# PROVIDED DATA
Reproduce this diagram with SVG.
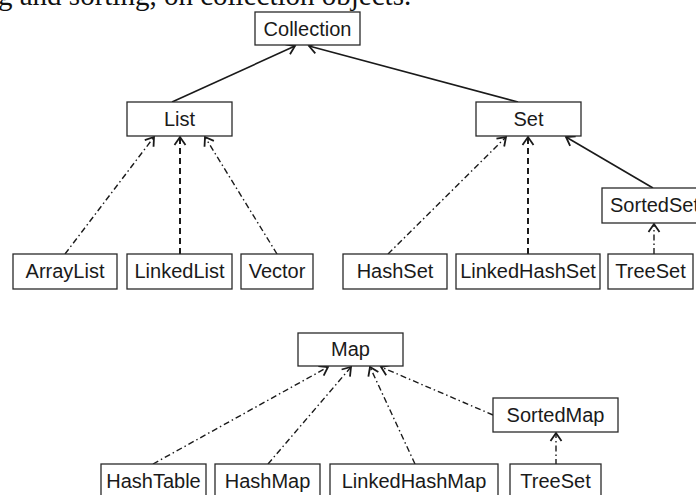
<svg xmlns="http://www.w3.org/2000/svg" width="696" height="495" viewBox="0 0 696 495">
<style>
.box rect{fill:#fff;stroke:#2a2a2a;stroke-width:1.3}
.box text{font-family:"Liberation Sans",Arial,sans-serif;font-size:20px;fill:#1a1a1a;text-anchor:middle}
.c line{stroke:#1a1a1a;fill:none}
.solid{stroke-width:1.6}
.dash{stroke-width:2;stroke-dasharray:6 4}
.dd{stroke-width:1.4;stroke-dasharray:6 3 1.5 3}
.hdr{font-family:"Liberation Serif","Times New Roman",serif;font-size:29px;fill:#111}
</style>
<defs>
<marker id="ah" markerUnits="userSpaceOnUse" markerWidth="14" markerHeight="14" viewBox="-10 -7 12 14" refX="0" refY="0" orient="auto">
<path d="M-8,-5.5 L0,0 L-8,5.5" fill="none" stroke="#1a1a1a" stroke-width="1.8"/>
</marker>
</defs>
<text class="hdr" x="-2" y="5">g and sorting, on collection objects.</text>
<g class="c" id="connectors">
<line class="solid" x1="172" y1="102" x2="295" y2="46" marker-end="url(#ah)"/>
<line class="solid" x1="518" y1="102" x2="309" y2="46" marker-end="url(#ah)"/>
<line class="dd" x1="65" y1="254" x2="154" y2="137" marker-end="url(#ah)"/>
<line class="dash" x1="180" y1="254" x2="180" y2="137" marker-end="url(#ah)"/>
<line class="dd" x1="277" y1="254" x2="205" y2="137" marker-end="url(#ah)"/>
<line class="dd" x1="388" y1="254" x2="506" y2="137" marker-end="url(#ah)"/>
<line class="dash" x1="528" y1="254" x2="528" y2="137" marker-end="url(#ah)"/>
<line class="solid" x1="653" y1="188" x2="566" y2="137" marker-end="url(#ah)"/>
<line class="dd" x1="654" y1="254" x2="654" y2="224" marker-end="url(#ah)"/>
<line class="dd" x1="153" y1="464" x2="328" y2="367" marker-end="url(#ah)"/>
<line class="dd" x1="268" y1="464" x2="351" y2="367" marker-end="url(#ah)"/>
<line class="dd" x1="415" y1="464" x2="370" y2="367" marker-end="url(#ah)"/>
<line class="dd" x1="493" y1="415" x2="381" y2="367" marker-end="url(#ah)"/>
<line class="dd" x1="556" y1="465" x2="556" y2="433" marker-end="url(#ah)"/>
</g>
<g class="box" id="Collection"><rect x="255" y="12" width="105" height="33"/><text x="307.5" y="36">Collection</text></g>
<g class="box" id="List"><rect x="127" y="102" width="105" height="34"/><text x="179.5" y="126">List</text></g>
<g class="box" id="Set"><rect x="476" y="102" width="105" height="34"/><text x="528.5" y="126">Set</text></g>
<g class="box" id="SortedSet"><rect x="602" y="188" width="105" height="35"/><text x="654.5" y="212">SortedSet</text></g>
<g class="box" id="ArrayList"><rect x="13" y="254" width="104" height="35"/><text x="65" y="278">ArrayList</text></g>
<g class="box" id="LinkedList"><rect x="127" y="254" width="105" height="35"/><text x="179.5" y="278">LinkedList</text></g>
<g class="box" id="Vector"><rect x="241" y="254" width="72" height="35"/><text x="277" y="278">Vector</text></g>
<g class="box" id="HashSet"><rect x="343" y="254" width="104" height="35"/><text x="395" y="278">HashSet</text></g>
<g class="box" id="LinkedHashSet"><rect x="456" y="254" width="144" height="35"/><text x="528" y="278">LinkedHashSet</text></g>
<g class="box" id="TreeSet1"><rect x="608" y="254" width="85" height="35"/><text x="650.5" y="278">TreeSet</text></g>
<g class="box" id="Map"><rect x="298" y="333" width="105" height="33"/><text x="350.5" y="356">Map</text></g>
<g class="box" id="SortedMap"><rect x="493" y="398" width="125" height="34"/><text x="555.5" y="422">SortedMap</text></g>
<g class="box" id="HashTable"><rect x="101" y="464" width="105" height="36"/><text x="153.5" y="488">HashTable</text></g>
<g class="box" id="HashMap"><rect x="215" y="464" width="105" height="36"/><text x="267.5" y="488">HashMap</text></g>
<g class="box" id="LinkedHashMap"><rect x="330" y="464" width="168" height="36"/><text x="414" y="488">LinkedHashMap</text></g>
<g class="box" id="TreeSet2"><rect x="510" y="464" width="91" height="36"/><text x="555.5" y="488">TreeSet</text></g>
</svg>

---

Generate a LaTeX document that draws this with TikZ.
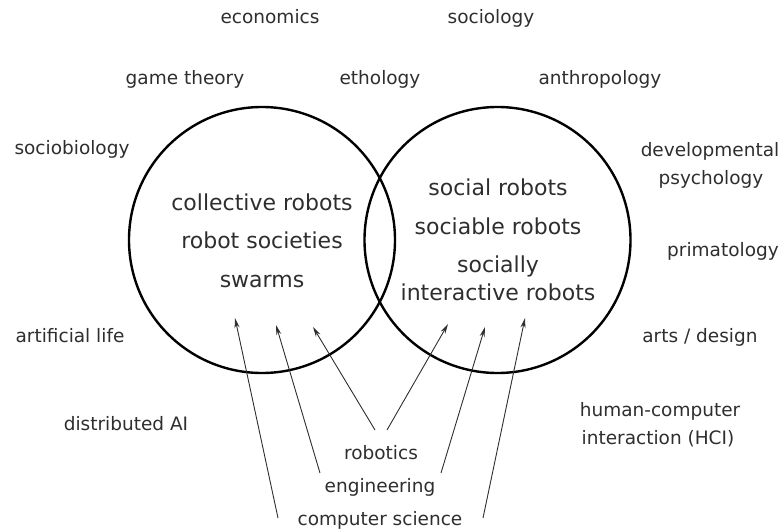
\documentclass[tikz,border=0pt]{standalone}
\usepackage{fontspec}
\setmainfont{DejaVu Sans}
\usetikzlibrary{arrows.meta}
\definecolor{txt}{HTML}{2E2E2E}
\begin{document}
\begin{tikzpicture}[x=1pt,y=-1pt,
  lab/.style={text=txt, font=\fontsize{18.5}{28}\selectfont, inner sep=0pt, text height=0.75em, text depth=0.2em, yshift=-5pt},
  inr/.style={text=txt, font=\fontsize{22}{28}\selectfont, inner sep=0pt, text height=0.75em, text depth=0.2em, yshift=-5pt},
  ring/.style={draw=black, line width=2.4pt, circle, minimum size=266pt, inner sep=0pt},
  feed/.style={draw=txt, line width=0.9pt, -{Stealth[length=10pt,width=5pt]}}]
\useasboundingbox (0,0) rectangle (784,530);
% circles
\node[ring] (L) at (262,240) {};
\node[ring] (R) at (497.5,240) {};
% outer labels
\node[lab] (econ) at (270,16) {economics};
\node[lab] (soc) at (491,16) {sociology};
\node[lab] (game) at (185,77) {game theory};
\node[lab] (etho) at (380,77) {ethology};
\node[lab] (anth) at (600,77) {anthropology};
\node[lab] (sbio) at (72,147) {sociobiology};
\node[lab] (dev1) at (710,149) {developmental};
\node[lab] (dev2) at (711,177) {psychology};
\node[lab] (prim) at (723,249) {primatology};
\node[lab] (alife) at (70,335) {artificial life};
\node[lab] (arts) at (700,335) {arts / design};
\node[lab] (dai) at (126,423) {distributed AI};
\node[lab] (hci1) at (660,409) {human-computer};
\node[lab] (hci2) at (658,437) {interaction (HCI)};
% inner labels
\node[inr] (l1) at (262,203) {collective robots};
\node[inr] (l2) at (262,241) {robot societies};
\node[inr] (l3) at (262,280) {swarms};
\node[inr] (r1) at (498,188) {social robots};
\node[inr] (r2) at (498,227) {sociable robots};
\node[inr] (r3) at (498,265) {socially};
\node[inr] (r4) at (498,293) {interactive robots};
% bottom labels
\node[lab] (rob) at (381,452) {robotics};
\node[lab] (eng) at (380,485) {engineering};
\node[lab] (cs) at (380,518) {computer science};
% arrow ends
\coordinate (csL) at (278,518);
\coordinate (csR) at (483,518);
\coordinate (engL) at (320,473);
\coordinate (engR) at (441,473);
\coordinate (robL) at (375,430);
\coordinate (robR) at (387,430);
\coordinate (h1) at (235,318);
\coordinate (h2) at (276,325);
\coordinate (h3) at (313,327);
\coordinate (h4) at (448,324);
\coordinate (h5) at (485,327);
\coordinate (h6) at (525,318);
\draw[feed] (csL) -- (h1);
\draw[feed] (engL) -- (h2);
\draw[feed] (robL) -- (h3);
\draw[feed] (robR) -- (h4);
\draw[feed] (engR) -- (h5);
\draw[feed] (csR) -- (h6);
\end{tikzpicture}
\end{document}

# WRITTEN EXERCISE
Copy each line of the listing that holds the word "with".

# TASK RESPONSE
Reproduce this diagram with SVG.
Generate a LaTeX document that draws this with TikZ.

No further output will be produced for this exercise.